> Written request
Copy exactly, please, the lines of the data from its start through the line containing "YAxis, CartesianGrid, ReferenceLine".

> Collected material
□ □ □ □
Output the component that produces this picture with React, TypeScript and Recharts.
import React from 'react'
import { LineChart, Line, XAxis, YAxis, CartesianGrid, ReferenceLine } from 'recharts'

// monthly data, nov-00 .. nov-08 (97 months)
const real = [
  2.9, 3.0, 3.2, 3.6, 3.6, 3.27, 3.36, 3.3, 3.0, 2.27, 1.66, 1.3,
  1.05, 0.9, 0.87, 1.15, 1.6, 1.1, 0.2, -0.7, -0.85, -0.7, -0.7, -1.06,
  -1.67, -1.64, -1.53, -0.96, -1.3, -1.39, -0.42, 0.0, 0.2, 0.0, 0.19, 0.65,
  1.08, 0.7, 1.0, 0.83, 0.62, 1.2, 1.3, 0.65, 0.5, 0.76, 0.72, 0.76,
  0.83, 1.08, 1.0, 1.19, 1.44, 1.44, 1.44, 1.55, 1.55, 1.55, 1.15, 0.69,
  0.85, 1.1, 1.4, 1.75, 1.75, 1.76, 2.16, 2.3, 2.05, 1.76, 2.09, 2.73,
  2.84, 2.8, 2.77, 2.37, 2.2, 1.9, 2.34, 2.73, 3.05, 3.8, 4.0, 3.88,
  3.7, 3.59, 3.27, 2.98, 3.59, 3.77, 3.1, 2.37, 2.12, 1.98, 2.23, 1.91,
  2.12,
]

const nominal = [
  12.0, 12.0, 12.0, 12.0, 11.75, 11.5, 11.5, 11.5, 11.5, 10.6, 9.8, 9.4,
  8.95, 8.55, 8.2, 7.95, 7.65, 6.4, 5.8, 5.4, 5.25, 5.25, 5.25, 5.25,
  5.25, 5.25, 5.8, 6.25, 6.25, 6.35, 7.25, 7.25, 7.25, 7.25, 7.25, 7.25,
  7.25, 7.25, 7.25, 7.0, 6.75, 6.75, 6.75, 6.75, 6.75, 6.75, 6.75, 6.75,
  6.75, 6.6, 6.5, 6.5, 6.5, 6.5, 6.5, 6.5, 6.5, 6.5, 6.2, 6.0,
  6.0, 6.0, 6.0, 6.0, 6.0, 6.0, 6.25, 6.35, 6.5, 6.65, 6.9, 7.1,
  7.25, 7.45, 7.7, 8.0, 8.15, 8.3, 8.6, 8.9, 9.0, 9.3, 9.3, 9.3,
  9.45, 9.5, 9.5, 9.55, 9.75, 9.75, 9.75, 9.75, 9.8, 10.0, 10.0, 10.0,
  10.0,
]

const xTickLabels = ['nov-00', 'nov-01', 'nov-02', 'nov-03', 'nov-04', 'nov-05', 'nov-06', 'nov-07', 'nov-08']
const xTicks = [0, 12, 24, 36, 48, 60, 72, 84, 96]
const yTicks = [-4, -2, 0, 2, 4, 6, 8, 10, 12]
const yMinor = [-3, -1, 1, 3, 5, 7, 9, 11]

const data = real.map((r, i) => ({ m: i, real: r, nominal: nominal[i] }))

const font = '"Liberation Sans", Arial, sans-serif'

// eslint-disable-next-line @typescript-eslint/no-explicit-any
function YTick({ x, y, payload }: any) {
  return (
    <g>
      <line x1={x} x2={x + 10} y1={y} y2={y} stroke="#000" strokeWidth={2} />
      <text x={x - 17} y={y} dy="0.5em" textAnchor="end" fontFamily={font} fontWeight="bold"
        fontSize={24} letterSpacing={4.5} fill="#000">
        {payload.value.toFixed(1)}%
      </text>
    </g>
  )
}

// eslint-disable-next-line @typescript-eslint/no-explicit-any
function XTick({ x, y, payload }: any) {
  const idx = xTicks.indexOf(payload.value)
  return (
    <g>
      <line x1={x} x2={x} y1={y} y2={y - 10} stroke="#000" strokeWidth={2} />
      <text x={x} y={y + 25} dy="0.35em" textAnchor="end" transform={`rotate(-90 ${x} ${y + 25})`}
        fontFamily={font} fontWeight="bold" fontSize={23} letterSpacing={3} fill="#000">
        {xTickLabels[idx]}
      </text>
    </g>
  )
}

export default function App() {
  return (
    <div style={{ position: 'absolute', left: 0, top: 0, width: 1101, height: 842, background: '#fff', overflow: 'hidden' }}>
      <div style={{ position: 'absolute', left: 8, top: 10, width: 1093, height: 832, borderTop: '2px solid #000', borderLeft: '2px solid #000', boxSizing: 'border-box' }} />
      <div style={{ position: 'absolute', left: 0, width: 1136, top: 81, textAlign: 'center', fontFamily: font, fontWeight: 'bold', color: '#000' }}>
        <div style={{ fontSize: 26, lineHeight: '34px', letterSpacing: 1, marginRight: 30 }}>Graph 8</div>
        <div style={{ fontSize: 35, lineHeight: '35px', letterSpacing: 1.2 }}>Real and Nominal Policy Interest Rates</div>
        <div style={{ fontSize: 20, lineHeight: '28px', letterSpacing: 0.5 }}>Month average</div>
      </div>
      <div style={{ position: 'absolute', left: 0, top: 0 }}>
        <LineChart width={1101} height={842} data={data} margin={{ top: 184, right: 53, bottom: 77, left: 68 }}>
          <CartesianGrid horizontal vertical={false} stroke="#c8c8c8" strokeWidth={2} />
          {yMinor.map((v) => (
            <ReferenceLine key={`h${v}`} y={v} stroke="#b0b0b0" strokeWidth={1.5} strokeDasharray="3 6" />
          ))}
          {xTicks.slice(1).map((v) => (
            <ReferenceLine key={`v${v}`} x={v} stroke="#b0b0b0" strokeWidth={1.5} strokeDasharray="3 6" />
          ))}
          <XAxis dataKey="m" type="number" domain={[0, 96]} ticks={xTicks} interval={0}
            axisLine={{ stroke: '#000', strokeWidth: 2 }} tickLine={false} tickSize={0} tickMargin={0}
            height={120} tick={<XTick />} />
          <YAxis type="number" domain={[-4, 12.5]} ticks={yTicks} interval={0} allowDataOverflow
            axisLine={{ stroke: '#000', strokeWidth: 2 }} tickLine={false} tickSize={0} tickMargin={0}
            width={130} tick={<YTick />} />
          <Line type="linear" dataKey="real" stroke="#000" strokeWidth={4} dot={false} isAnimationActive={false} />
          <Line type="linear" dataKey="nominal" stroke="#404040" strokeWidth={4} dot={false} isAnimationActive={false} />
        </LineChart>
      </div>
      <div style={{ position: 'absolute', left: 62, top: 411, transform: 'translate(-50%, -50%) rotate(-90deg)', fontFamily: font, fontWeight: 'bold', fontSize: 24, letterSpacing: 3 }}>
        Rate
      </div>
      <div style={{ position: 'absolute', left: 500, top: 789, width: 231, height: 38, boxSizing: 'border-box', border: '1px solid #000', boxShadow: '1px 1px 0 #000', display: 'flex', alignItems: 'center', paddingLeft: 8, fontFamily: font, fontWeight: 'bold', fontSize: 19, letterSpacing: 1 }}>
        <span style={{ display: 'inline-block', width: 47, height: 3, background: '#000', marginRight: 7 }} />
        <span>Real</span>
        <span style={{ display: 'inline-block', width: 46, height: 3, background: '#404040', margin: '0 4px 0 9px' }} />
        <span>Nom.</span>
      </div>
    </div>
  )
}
□ □ □ □
> Answer for this exercise
Output the component that produces this picture with React, TypeScript and Recharts.
import React from 'react'
import { LineChart, Line, XAxis, YAxis, CartesianGrid, ReferenceLine } from 'recharts'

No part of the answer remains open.